*Exercise details*
Search the data for the string "chart" and extract every line where it appears.
□ □ □
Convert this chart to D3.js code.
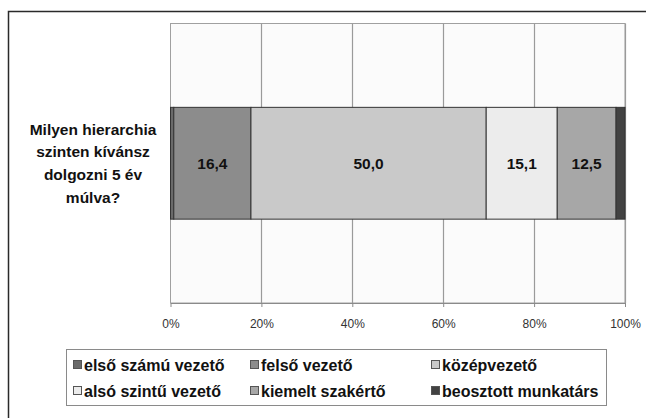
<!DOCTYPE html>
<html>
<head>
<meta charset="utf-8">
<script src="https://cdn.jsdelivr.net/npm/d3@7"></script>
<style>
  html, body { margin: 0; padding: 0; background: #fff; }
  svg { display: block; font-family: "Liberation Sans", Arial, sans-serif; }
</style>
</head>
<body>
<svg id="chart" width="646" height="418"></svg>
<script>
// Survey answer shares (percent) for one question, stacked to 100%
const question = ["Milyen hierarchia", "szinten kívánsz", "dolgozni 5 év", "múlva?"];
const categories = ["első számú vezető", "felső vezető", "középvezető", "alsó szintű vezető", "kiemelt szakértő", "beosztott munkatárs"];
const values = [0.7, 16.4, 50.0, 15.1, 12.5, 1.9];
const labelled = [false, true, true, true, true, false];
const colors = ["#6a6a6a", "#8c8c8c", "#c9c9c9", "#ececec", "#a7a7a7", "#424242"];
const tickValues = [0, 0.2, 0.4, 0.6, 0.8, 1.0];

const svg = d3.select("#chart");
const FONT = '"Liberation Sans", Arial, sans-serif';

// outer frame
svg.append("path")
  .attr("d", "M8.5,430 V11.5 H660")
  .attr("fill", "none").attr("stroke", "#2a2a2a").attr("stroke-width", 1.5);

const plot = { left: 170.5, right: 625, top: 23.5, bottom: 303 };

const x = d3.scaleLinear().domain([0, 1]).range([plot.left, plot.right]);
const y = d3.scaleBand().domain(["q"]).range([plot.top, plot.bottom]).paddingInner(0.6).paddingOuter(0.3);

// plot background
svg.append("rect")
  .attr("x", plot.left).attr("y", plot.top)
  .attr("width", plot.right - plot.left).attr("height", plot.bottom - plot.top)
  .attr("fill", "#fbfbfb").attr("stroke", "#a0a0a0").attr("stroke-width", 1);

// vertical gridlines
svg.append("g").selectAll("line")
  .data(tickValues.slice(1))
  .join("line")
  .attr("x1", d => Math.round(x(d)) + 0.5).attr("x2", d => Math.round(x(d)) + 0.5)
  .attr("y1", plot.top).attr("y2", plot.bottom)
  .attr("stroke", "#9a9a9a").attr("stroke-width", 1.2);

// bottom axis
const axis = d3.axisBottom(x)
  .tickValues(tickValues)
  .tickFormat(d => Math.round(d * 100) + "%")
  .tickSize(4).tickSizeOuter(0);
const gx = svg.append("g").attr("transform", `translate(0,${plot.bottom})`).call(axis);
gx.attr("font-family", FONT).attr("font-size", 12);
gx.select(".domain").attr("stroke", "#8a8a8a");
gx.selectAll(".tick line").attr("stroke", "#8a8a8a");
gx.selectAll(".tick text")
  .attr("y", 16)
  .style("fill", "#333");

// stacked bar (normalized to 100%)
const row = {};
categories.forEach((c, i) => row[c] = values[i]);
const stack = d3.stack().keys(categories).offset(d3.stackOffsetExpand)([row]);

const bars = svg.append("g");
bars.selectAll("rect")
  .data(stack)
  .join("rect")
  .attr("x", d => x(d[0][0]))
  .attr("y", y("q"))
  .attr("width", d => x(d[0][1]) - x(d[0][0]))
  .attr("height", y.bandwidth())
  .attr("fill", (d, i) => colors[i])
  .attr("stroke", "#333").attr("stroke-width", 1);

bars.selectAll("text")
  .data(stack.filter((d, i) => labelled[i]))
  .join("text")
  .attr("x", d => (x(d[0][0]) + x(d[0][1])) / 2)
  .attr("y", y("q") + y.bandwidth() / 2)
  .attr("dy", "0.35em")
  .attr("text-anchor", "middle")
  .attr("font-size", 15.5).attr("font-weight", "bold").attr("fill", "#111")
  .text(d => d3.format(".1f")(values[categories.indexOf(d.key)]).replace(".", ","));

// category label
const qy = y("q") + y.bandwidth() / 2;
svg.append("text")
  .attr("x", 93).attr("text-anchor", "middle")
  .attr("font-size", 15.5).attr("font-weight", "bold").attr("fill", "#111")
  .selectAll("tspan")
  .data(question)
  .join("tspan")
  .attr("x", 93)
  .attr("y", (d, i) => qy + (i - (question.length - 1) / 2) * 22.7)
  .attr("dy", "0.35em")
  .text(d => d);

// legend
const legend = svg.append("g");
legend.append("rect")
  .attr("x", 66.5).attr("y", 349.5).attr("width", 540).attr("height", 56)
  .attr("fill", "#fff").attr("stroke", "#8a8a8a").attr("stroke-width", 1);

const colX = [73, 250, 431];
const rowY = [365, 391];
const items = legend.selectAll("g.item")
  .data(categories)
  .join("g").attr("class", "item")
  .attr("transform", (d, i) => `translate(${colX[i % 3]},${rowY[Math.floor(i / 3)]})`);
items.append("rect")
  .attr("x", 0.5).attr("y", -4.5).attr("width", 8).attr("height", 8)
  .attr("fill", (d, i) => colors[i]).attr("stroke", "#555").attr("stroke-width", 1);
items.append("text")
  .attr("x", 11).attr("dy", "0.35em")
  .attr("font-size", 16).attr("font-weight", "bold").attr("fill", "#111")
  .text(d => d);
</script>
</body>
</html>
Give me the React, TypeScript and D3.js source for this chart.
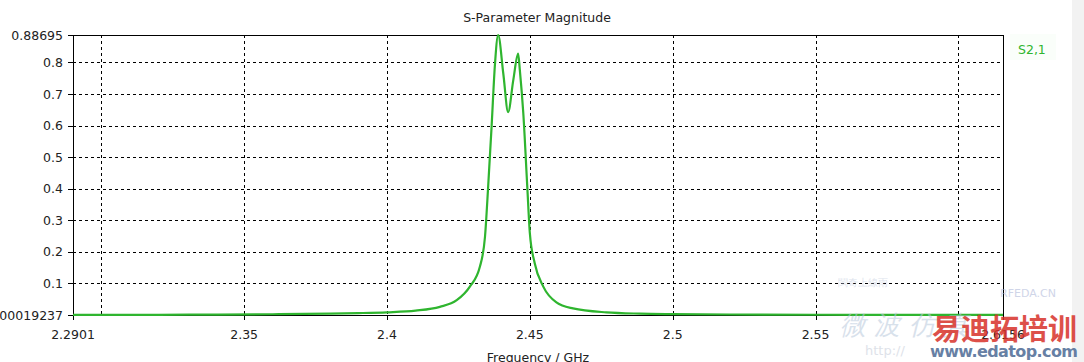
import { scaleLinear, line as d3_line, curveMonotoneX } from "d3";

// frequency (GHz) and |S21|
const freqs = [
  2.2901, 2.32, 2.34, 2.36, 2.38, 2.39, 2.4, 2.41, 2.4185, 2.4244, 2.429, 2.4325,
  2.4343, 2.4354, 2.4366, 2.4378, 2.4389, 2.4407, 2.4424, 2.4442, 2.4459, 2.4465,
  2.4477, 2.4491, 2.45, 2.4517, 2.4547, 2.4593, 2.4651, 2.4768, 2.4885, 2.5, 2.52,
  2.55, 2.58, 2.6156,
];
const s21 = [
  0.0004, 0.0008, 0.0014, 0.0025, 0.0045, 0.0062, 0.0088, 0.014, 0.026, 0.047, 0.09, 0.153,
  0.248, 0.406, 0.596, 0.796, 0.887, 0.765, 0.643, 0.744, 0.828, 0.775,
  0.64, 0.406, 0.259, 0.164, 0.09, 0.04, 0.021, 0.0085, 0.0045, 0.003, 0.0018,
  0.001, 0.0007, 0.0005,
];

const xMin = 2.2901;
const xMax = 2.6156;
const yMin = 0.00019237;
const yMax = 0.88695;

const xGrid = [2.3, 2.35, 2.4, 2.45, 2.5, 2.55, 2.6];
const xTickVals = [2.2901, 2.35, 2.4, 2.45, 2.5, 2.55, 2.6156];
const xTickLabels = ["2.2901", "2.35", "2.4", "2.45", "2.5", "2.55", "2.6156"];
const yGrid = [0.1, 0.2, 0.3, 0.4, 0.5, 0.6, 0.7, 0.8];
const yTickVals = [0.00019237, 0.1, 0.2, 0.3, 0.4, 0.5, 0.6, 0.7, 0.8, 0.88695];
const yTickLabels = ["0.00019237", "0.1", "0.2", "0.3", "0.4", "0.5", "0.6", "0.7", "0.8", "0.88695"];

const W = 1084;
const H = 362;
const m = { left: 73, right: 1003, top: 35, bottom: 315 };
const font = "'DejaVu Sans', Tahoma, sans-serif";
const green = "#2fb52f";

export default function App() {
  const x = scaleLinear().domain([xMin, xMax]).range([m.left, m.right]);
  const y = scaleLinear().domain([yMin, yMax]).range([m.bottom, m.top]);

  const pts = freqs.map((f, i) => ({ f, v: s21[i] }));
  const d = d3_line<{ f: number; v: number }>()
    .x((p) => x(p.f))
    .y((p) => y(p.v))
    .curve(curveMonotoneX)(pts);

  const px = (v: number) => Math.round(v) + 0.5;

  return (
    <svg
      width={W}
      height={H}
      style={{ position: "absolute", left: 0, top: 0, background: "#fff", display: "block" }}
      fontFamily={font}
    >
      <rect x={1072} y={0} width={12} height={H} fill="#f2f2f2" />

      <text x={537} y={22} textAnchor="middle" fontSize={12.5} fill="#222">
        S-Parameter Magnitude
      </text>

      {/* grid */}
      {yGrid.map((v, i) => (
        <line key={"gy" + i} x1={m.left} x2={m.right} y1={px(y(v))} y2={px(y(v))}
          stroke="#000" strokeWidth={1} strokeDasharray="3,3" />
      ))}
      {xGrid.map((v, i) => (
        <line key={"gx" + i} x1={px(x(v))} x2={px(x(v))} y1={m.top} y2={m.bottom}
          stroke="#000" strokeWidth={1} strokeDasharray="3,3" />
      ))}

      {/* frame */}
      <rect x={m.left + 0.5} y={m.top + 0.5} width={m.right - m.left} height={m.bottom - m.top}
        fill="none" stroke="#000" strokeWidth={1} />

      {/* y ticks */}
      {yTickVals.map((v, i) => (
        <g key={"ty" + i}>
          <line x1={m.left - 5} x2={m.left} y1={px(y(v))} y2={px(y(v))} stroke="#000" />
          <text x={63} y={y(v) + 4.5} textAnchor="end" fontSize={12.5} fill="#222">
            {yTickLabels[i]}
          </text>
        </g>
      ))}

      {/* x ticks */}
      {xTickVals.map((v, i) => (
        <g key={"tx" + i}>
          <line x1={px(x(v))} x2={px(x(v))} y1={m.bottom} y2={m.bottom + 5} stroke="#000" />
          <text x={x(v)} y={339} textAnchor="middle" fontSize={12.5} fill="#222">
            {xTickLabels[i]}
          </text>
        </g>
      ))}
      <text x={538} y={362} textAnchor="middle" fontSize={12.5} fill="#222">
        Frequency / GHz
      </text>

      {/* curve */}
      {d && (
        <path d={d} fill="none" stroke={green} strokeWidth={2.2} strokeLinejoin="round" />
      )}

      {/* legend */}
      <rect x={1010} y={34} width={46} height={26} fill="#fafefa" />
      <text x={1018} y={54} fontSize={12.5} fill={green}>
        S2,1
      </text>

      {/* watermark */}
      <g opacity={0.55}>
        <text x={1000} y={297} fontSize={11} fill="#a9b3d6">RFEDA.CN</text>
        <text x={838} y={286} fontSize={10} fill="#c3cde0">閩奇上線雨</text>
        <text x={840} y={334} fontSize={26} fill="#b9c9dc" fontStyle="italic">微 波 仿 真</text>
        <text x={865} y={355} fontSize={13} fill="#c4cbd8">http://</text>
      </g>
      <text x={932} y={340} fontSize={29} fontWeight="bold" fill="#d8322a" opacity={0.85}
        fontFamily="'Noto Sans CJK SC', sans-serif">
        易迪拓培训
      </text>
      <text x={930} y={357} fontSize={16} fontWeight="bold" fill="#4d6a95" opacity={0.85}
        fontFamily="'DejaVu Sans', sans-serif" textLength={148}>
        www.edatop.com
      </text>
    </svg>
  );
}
□ □ □
*Task output*
Convert this chart to D3.js code.
<svg id="chart" width="646" height="418"></svg>
const svg = d3.select("#chart");
Give me the React, TypeScript and D3.js source for this chart.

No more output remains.